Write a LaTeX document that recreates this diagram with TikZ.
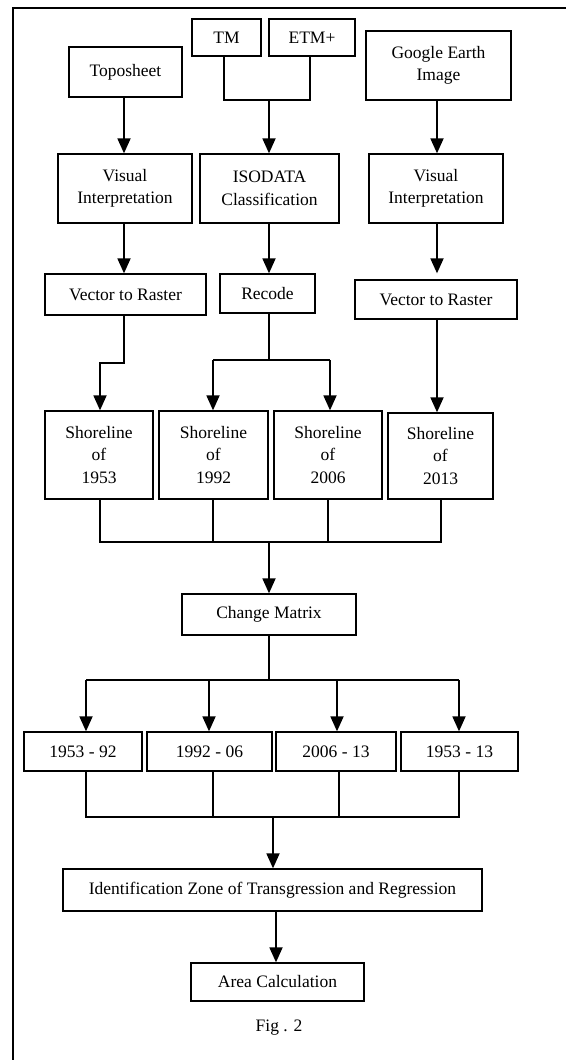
\documentclass[tikz,border=0pt]{standalone}
\usepackage{fontspec}
\setmainfont{Liberation Serif}
\usetikzlibrary{arrows.meta,calc}
\begin{document}
\begin{tikzpicture}[x=1pt,y=-1pt,
  box/.style={draw,line width=1.3pt,inner sep=0pt,align=center,font=\fontsize{17.5}{22.5}\selectfont},
  conn/.style={line width=1.8pt},
  arr/.style={conn,-{Triangle[length=15pt,width=13pt]}}]
\useasboundingbox (0,0) rectangle (566,1060);
\draw[line width=1.8pt] (13,1060) -- (13,8) -- (566,8);
% nodes
\node[box,minimum width=113pt,minimum height=50pt] (topo) at (125.5,72) {Toposheet};
\node[box,minimum width=69pt,minimum height=37pt] (tm) at (226.5,37.5) {TM};
\node[box,minimum width=86pt,minimum height=37pt] (etm) at (312,37.5) {ETM+};
\node[box,minimum width=145pt,minimum height=69pt] (ge) at (438.5,65.5) {Google Earth\\Image};
\node[box,minimum width=134pt,minimum height=69pt] (vi1) at (125,188.5) {Visual\\Interpretation};
\node[box,minimum width=139pt,minimum height=69pt] (iso) at (269.5,188.5) {ISODATA\\Classification};
\node[box,minimum width=134pt,minimum height=69pt] (vi2) at (436,188.5) {Visual\\Interpretation};
\node[box,minimum width=161pt,minimum height=41pt] (vr1) at (125.5,294.5) {Vector to Raster};
\node[box,minimum width=95pt,minimum height=39pt] (rec) at (267.5,293.5) {Recode};
\node[box,minimum width=162pt,minimum height=39pt] (vr2) at (436,299.5) {Vector to Raster};
\node[box,minimum width=108pt,minimum height=88pt] (s1) at (99,455) {Shoreline\\of\\1953};
\node[box,minimum width=109pt,minimum height=88pt] (s2) at (213.5,455) {Shoreline\\of\\1992};
\node[box,minimum width=108pt,minimum height=88pt] (s3) at (328,455) {Shoreline\\of\\2006};
\node[box,minimum width=105pt,minimum height=86pt] (s4) at (440.5,456) {Shoreline\\of\\2013};
\node[box,minimum width=174pt,minimum height=41pt] (cm) at (269,614.5) {Change Matrix};
\node[box,minimum width=118pt,minimum height=39pt] (p1) at (83,751.5) {1953 - 92};
\node[box,minimum width=125pt,minimum height=39pt] (p2) at (209.5,751.5) {1992 - 06};
\node[box,minimum width=120pt,minimum height=39pt] (p3) at (336,751.5) {2006 - 13};
\node[box,minimum width=117pt,minimum height=39pt] (p4) at (459.5,751.5) {1953 - 13};
\node[box,minimum width=419pt,minimum height=42pt] (id) at (272.5,890) {Identification Zone of Transgression and Regression};
\node[box,minimum width=173pt,minimum height=38pt] (area) at (277.5,982) {Area Calculation};
\node[font=\fontsize{17.5}{22}\selectfont] (fig) at (279,1028) {Fig . 2};
% junction coordinates
\coordinate (j1) at (269,100);
\coordinate (j2) at (124,363);
\coordinate (j3) at (269,360);
\coordinate (j4) at (269,542);
\coordinate (j5) at (269,680);
\coordinate (j6) at (273,817);
% connectors
\draw[arr] (topo.south -| 124,0) -- (vi1.north -| 124,0);
\draw[conn] (tm.south -| 224,0) |- (j1) -| (etm.south -| 310,0);
\draw[arr] (j1) -- (iso.north -| j1);
\draw[arr] (ge.south -| 437,0) -- (vi2.north -| 437,0);
\draw[arr] (vi1.south -| 124,0) -- (vr1.north -| 124,0);
\draw[arr] (iso.south -| j1) -- (rec.north -| j1);
\draw[arr,shorten >=6pt] (vi2.south -| 437,0) -- (vr2.north -| 437,0);
\draw[arr] (vr1.south -| j2) -- (j2) -| (s1.north -| 100,0);
\draw[conn] (rec.south -| j3) -- (j3);
\draw[conn] (213,360) -- (330,360);
\draw[arr] (213,360) -- (s2.north -| 213,0);
\draw[arr] (330,360) -- (s3.north -| 330,0);
\draw[arr] (vr2.south -| 437,0) -- (s4.north -| 437,0);
\draw[conn] (s1.south -| 100,0) |- (j4) -| (s4.south -| 441,0);
\draw[conn] (s2.south -| 213,0) -- (213,542);
\draw[conn] (s3.south -| 328,0) -- (328,542);
\draw[arr] (j4) -- (cm.north -| j4);
\draw[conn] (cm.south -| j5) -- (j5);
\draw[conn] (86,680) -- (459,680);
\draw[arr] (86,680) -- (p1.north -| 86,0);
\draw[arr] (209,680) -- (p2.north -| 209,0);
\draw[arr] (337,680) -- (p3.north -| 337,0);
\draw[arr] (459,680) -- (p4.north -| 459,0);
\draw[conn] (p1.south -| 86,0) |- (j6) -| (p4.south -| 459,0);
\draw[conn] (p2.south -| 213,0) -- (213,817);
\draw[conn] (p3.south -| 339,0) -- (339,817);
\draw[arr] (j6) -- (id.north -| j6);
\draw[arr] (id.south -| 276,0) -- (area.north -| 276,0);
\end{tikzpicture}
\end{document}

Problem: Reproduce the full listing faithfully, but do not carry over any pictures.

Task response:
Write a LaTeX document that recreates this diagram with TikZ.
\documentclass[tikz,border=0pt]{standalone}
\usepackage{fontspec}
\setmainfont{Liberation Serif}
\usetikzlibrary{arrows.meta,calc}
\begin{document}
\begin{tikzpicture}[x=1pt,y=-1pt,
  box/.style={draw,line width=1.3pt,inner sep=0pt,align=center,font=\fontsize{17.5}{22.5}\selectfont},
  conn/.style={line width=1.8pt},
  arr/.style={conn,-{Triangle[length=15pt,width=13pt]}}]
\useasboundingbox (0,0) rectangle (566,1060);
\draw[line width=1.8pt] (13,1060) -- (13,8) -- (566,8);
% nodes
\node[box,minimum width=113pt,minimum height=50pt] (topo) at (125.5,72) {Toposheet};
\node[box,minimum width=69pt,minimum height=37pt] (tm) at (226.5,37.5) {TM};
\node[box,minimum width=86pt,minimum height=37pt] (etm) at (312,37.5) {ETM+};
\node[box,minimum width=145pt,minimum height=69pt] (ge) at (438.5,65.5) {Google Earth\\Image};
\node[box,minimum width=134pt,minimum height=69pt] (vi1) at (125,188.5) {Visual\\Interpretation};
\node[box,minimum width=139pt,minimum height=69pt] (iso) at (269.5,188.5) {ISODATA\\Classification};
\node[box,minimum width=134pt,minimum height=69pt] (vi2) at (436,188.5) {Visual\\Interpretation};
\node[box,minimum width=161pt,minimum height=41pt] (vr1) at (125.5,294.5) {Vector to Raster};
\node[box,minimum width=95pt,minimum height=39pt] (rec) at (267.5,293.5) {Recode};
\node[box,minimum width=162pt,minimum height=39pt] (vr2) at (436,299.5) {Vector to Raster};
\node[box,minimum width=108pt,minimum height=88pt] (s1) at (99,455) {Shoreline\\of\\1953};
\node[box,minimum width=109pt,minimum height=88pt] (s2) at (213.5,455) {Shoreline\\of\\1992};
\node[box,minimum width=108pt,minimum height=88pt] (s3) at (328,455) {Shoreline\\of\\2006};
\node[box,minimum width=105pt,minimum height=86pt] (s4) at (440.5,456) {Shoreline\\of\\2013};
\node[box,minimum width=174pt,minimum height=41pt] (cm) at (269,614.5) {Change Matrix};
\node[box,minimum width=118pt,minimum height=39pt] (p1) at (83,751.5) {1953 - 92};
\node[box,minimum width=125pt,minimum height=39pt] (p2) at (209.5,751.5) {1992 - 06};
\node[box,minimum width=120pt,minimum height=39pt] (p3) at (336,751.5) {2006 - 13};
\node[box,minimum width=117pt,minimum height=39pt] (p4) at (459.5,751.5) {1953 - 13};
\node[box,minimum width=419pt,minimum height=42pt] (id) at (272.5,890) {Identification Zone of Transgression and Regression};
\node[box,minimum width=173pt,minimum height=38pt] (area) at (277.5,982) {Area Calculation};
\node[font=\fontsize{17.5}{22}\selectfont] (fig) at (279,1028) {Fig . 2};
% junction coordinates
\coordinate (j1) at (269,100);
\coordinate (j2) at (124,363);
\coordinate (j3) at (269,360);
\coordinate (j4) at (269,542);
\coordinate (j5) at (269,680);
\coordinate (j6) at (273,817);
% connectors
\draw[arr] (topo.south -| 124,0) -- (vi1.north -| 124,0);
\draw[conn] (tm.south -| 224,0) |- (j1) -| (etm.south -| 310,0);
\draw[arr] (j1) -- (iso.north -| j1);
\draw[arr] (ge.south -| 437,0) -- (vi2.north -| 437,0);
\draw[arr] (vi1.south -| 124,0) -- (vr1.north -| 124,0);
\draw[arr] (iso.south -| j1) -- (rec.north -| j1);
\draw[arr,shorten >=6pt] (vi2.south -| 437,0) -- (vr2.north -| 437,0);
\draw[arr] (vr1.south -| j2) -- (j2) -| (s1.north -| 100,0);
\draw[conn] (rec.south -| j3) -- (j3);
\draw[conn] (213,360) -- (330,360);
\draw[arr] (213,360) -- (s2.north -| 213,0);
\draw[arr] (330,360) -- (s3.north -| 330,0);
\draw[arr] (vr2.south -| 437,0) -- (s4.north -| 437,0);
\draw[conn] (s1.south -| 100,0) |- (j4) -| (s4.south -| 441,0);
\draw[conn] (s2.south -| 213,0) -- (213,542);
\draw[conn] (s3.south -| 328,0) -- (328,542);
\draw[arr] (j4) -- (cm.north -| j4);
\draw[conn] (cm.south -| j5) -- (j5);
\draw[conn] (86,680) -- (459,680);
\draw[arr] (86,680) -- (p1.north -| 86,0);
\draw[arr] (209,680) -- (p2.north -| 209,0);
\draw[arr] (337,680) -- (p3.north -| 337,0);
\draw[arr] (459,680) -- (p4.north -| 459,0);
\draw[conn] (p1.south -| 86,0) |- (j6) -| (p4.south -| 459,0);
\draw[conn] (p2.south -| 213,0) -- (213,817);
\draw[conn] (p3.south -| 339,0) -- (339,817);
\draw[arr] (j6) -- (id.north -| j6);
\draw[arr] (id.south -| 276,0) -- (area.north -| 276,0);
\end{tikzpicture}
\end{document}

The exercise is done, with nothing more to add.